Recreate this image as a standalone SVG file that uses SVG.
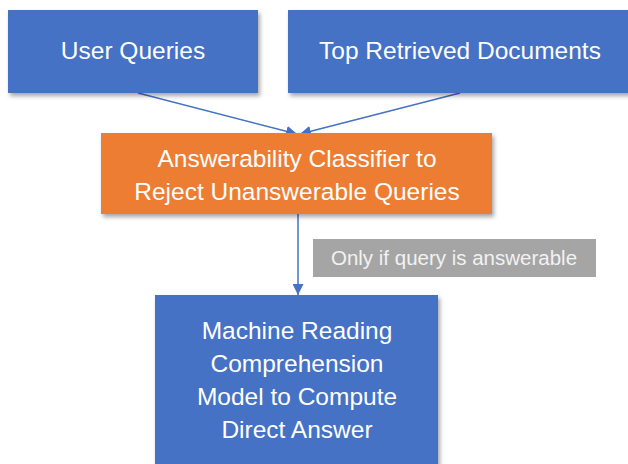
<svg xmlns="http://www.w3.org/2000/svg" width="628" height="464" viewBox="0 0 628 464">
<defs>
<filter id="sh" x="-10%" y="-10%" width="130%" height="140%">
<feDropShadow dx="2" dy="3" stdDeviation="2" flood-color="#000" flood-opacity="0.35"/>
</filter>
<marker id="ah" viewBox="0 0 10 10" refX="10" refY="5" markerWidth="11" markerHeight="11" markerUnits="userSpaceOnUse" orient="auto">
<path d="M0,0 L10,5 L0,10 Z" fill="#4472C4"/>
</marker>
<style>
.blue{fill:#4472C4;}
.orange{fill:#ED7D31;}
.gray{fill:#A5A5A5;}
.t{font-family:"Liberation Sans",Arial,sans-serif;font-size:24.5px;fill:#FFFFFF;text-anchor:middle;}
.s{font-family:"Liberation Sans",Arial,sans-serif;font-size:20.5px;fill:#F2F2F2;text-anchor:middle;}
.c{stroke:#4472C4;stroke-width:1.5;fill:none;marker-end:url(#ah);}
</style>
</defs>
<rect width="628" height="464" fill="#FFFFFF"/>
<g id="connectors">
<line class="c" x1="138" y1="93" x2="297" y2="134"/>
<line class="c" x1="460" y1="93" x2="300" y2="134"/>
<line class="c" x1="298" y1="214" x2="298" y2="295"/>
</g>
<g id="user-queries">
<rect class="blue" x="8" y="10" width="250" height="83" filter="url(#sh)"/>
<text class="t" x="133" y="59">User Queries</text>
</g>
<g id="top-retrieved-documents">
<rect class="blue" x="288" y="10" width="344" height="83" filter="url(#sh)"/>
<text class="t" x="460" y="59">Top Retrieved Documents</text>
</g>
<g id="answerability-classifier">
<rect class="orange" x="101" y="133" width="391" height="81" filter="url(#sh)"/>
<text class="t" x="297" y="167">Answerability Classifier to</text>
<text class="t" x="297" y="200">Reject Unanswerable Queries</text>
</g>
<g id="condition-label">
<rect class="gray" x="313" y="239" width="283" height="38"/>
<text class="s" x="454" y="265">Only if query is answerable</text>
</g>
<g id="machine-reading">
<rect class="blue" x="155" y="295" width="283" height="180" filter="url(#sh)"/>
<text class="t" x="297" y="339">Machine Reading</text>
<text class="t" x="297" y="372">Comprehension</text>
<text class="t" x="297" y="405">Model to Compute</text>
<text class="t" x="297" y="438">Direct Answer</text>
</g>
</svg>
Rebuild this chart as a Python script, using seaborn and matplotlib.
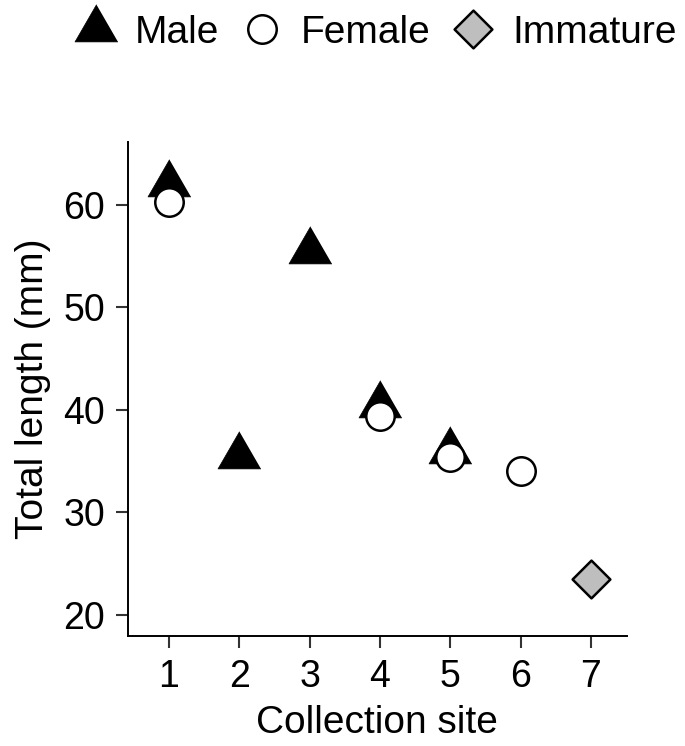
import pandas as pd
import matplotlib.pyplot as plt
import seaborn as sns

# values (triangle values at the triangle centroid)
male_site = [1, 2, 3, 4, 5]
male_length = [62.0, 35.5, 55.5, 40.5, 36.0]
female_site = [1, 4, 5, 6]
female_length = [60.3, 39.4, 35.4, 34.0]
immature_site = [7]
immature_length = [23.5]

groups = ["Male", "Female", "Immature"]
x_ticks = [1, 2, 3, 4, 5, 6, 7]
y_ticks = [20, 30, 40, 50, 60]

df = pd.concat([
    pd.DataFrame({"site": male_site, "length": male_length, "group": "Male"}),
    pd.DataFrame({"site": female_site, "length": female_length, "group": "Female"}),
    pd.DataFrame({"site": immature_site, "length": immature_length, "group": "Immature"}),
])

sns.set_theme(style="ticks")
plt.rcParams["font.family"] = ["Liberation Sans", "DejaVu Sans"]
plt.rcParams["text.color"] = "black"
plt.rcParams["axes.labelcolor"] = "black"

# equilateral triangle centred on its centroid, like R's pch 17
triangle = [(0, 1), (-0.866, -0.5), (0.866, -0.5)]
styles = {
    "Male": dict(marker=triangle, s=1275, color="black", linewidth=0.5),
    "Female": dict(marker="o", s=420, color="white", linewidth=1.8),
    "Immature": dict(marker="D", s=370, color="#bebebe", linewidth=1.8),
}

fig = plt.figure(figsize=(6.85, 7.46), dpi=100)
ax = fig.add_axes([0.187, 0.1475, 0.728, 0.662])

for g in groups:
    sns.scatterplot(
        data=df[df["group"] == g], x="site", y="length",
        edgecolor="black", label=g, ax=ax, zorder=3, **styles[g]
    )

ax.set_xlim(0.42, 7.51)
ax.set_ylim(17.95, 66.1)
ax.set_xticks(x_ticks)
ax.set_yticks(y_ticks)
ax.tick_params(labelsize=27, length=8.5, width=1.5, color="#333333",
               labelcolor="black", pad=8)
for side in ["left", "bottom"]:
    ax.spines[side].set_linewidth(1.4)
    ax.spines[side].set_color("black")
sns.despine(ax=ax)

ax.set_xlabel("Collection site", fontsize=28, labelpad=7)
ax.set_ylabel("Total length (mm)", fontsize=28, labelpad=9)

ax.legend(
    loc="center", bbox_to_anchor=(0.548, 0.956), bbox_transform=fig.transFigure,
    ncol=3, frameon=False, fontsize=28, scatterpoints=1, scatteryoffsets=[0.5],
    handlelength=1.1, handletextpad=0.45, columnspacing=0.55, borderaxespad=0,
)

plt.savefig("out.png", dpi=100)
plt.close()
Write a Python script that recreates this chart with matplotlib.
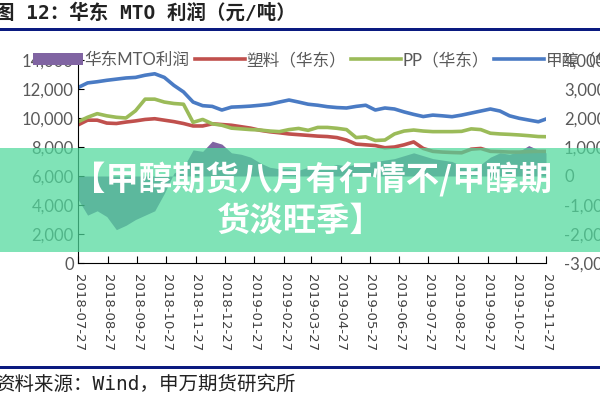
import matplotlib.pyplot as plt
import matplotlib.dates as mdates
from matplotlib.patches import Rectangle
import pandas as pd

# data (roughly every 10 days)
dates = list(pd.date_range("2018-07-27", periods=49, freq="10D")) + [pd.Timestamp("2019-11-27")]

plastic = [9520, 9850, 9850, 9650, 9620, 9720, 9800, 9900, 9950, 9850,
           9750, 9620, 9450, 9450, 9600, 9550, 9500, 9400, 9300, 9150,
           9050, 8980, 8900, 8850, 8800, 8750, 8720, 8650, 8480, 8200,
           8150, 8100, 7950, 8000, 8150, 8350, 7900, 7700, 7650, 7620,
           7600, 7850, 7900, 7700, 7680, 7650, 7650, 7680, 7700, 7700]

pp = [9740, 10050, 10300, 10150, 10050, 10000, 10500, 11300, 11300, 11100,
      11000, 10950, 9700, 9900, 9600, 9500, 9300, 9250, 9200, 9170,
      9100, 9060, 9200, 9280, 9150, 9350, 9350, 9290, 9200, 8650,
      8700, 8450, 8480, 8900, 9100, 9170, 9100, 9060, 9060, 9060,
      9080, 9250, 9200, 8950, 8900, 8870, 8830, 8780, 8720, 8710]

methanol = [3050, 3210, 3250, 3300, 3340, 3380, 3400, 3475, 3525, 3400,
            3125, 2900, 2550, 2425, 2400, 2275, 2375, 2390, 2410, 2440,
            2475, 2550, 2620, 2550, 2475, 2440, 2390, 2360, 2345, 2400,
            2440, 2275, 2345, 2310, 2210, 2125, 2050, 2100, 2075, 2045,
            2100, 2170, 2240, 2310, 2240, 2075, 1990, 1930, 1870, 1965]

mto_profit = [-800, -1350, -1200, -1400, -1850, -1700, -1500, -1350, -1200, -600,
              100, 300, 900, 850, 1200, 1100, 800, 750, 650, 450,
              300, 250, 250, 200, 300, 350, 300, 400, 350, 400,
              450, 500, 550, 600, 700, 800, 700, 600, 550, 500,
              350, 200, 400, 650, 800, 750, 850, 1050, 900, 800]

tick_labels = ["2018-07-27", "2018-08-27", "2018-09-27", "2018-10-27", "2018-11-27",
               "2018-12-27", "2019-01-27", "2019-02-27", "2019-03-27", "2019-04-27",
               "2019-05-27", "2019-06-27", "2019-07-27", "2019-08-27", "2019-09-27",
               "2019-10-27", "2019-11-27"]
tick_dates = pd.to_datetime(tick_labels)

plt.rcParams["font.family"] = ["Lato", "Noto Sans CJK SC", "DejaVu Sans"]
mono_cjk = ["DejaVu Sans Mono", "Noto Sans CJK SC"]

fig = plt.figure(figsize=(6, 4), dpi=100)
ax = fig.add_axes([0.13, 0.3425, 0.78, 0.5075])
ax2 = ax.twinx()

ax2.fill_between(dates, 0, mto_profit, color="#8064a2", lw=0, label="华东MTO利润")
ax.plot(dates, plastic, color="#c0504d", lw=2.6, label="塑料（华东）")
ax.plot(dates, pp, color="#9bbb59", lw=2.6, label="PP（华东）")
ax2.plot(dates, methanol, color="#4a7bc4", lw=2.6, label="甲醇（华东）")

ax.set_zorder(ax2.get_zorder() + 1)
ax.patch.set_visible(False)

ax.set_ylim(0, 14000)
ax2.set_ylim(-3000, 4000)
ax.set_yticks(range(0, 14001, 2000))
ax.set_yticklabels([f"{v:,}" for v in range(0, 14001, 2000)])
ax2.set_yticks(range(-3000, 4001, 1000))
ax2.set_yticklabels([f"{v:,}" for v in range(-3000, 4001, 1000)])
ax.set_xlim(pd.Timestamp("2018-07-27"), pd.Timestamp("2019-11-27"))
ax.set_xticks(tick_dates)
ax.xaxis.set_major_formatter(mdates.DateFormatter("%Y-%m-%d"))

for s in ["top", "right"]:
    ax.spines[s].set_visible(False)
for s in ["top", "right", "left", "bottom"]:
    ax2.spines[s].set_visible(False)
ax.tick_params(axis="y", direction="in", length=4, labelsize=12, labelcolor="#595959", pad=3)
ax.tick_params(axis="x", direction="in", length=5, labelsize=9.5, labelcolor="#404040",
               labelrotation=-90, pad=8)
ax2.tick_params(axis="y", length=0, labelsize=12, labelcolor="#595959", pad=13)
for lbl in ax.get_xticklabels():
    lbl.set_family("DejaVu Sans")

h2, l2 = ax2.get_legend_handles_labels()
h1, l1 = ax.get_legend_handles_labels()
leg = fig.legend([h2[0], h1[0], h1[1], h2[1]], [l2[0], l1[0], l1[1], l2[1]],
                 loc="center left", bbox_to_anchor=(0.03, 0.85), ncol=4, frameon=False,
                 fontsize=12, handlelength=3.0, columnspacing=0.3, handletextpad=0.1,
                 labelcolor="#595959")

# header / footer
fig.text(-0.008, 0.967, "图 12：华东 MTO 利润（元/吨）", fontsize=14, fontweight="bold",
         family=mono_cjk, va="center", ha="left", color="#222222")
fig.add_artist(Rectangle((0, 0.922), 1, 0.008, transform=fig.transFigure,
                         color="#0a1a80", lw=0))
fig.add_artist(Rectangle((0, 0.077), 1, 0.008, transform=fig.transFigure,
                         color="#0a1a80", lw=0))
fig.text(-0.008, 0.04, "资料来源：Wind，申万期货研究所", fontsize=14,
         family=mono_cjk, va="center", ha="left", color="#222222")

# banner overlay
fig.add_artist(Rectangle((0, 0.37), 1, 0.26, transform=fig.transFigure,
                         color="#4fd99c", alpha=0.72, lw=0, zorder=10))
fig.text(0.52, 0.55, "【甲醇期货八月有行情不/甲醇期", fontsize=24,
         fontweight="heavy", family=["Noto Sans CJK SC"], color="white",
         ha="center", va="center", zorder=11)
fig.text(0.50, 0.447, "货淡旺季】", fontsize=24,
         fontweight="heavy", family=["Noto Sans CJK SC"], color="white",
         ha="center", va="center", zorder=11)

fig.savefig("out.png", dpi=100)
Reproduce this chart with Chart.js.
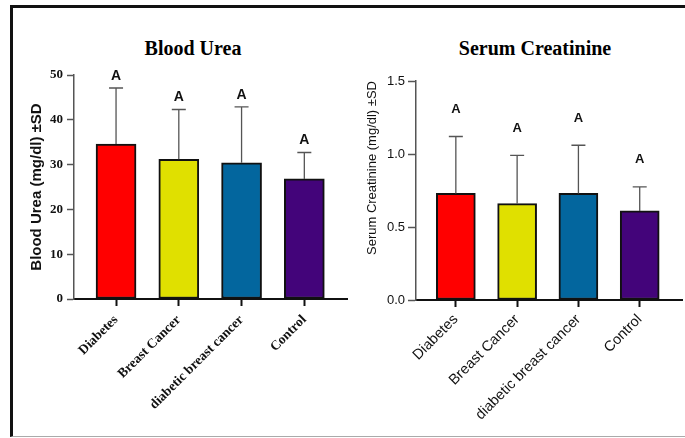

• _What you should do_: Leaving out all pictures, set down exactly the lines of the material above, from the line with "Rebuild this chart" to the line with "import seaborn as sns" inclusive, and no others.

• _Worked solution_:
Rebuild this chart as a Python script, using seaborn and matplotlib.
import pandas as pd
import matplotlib.pyplot as plt
import seaborn as sns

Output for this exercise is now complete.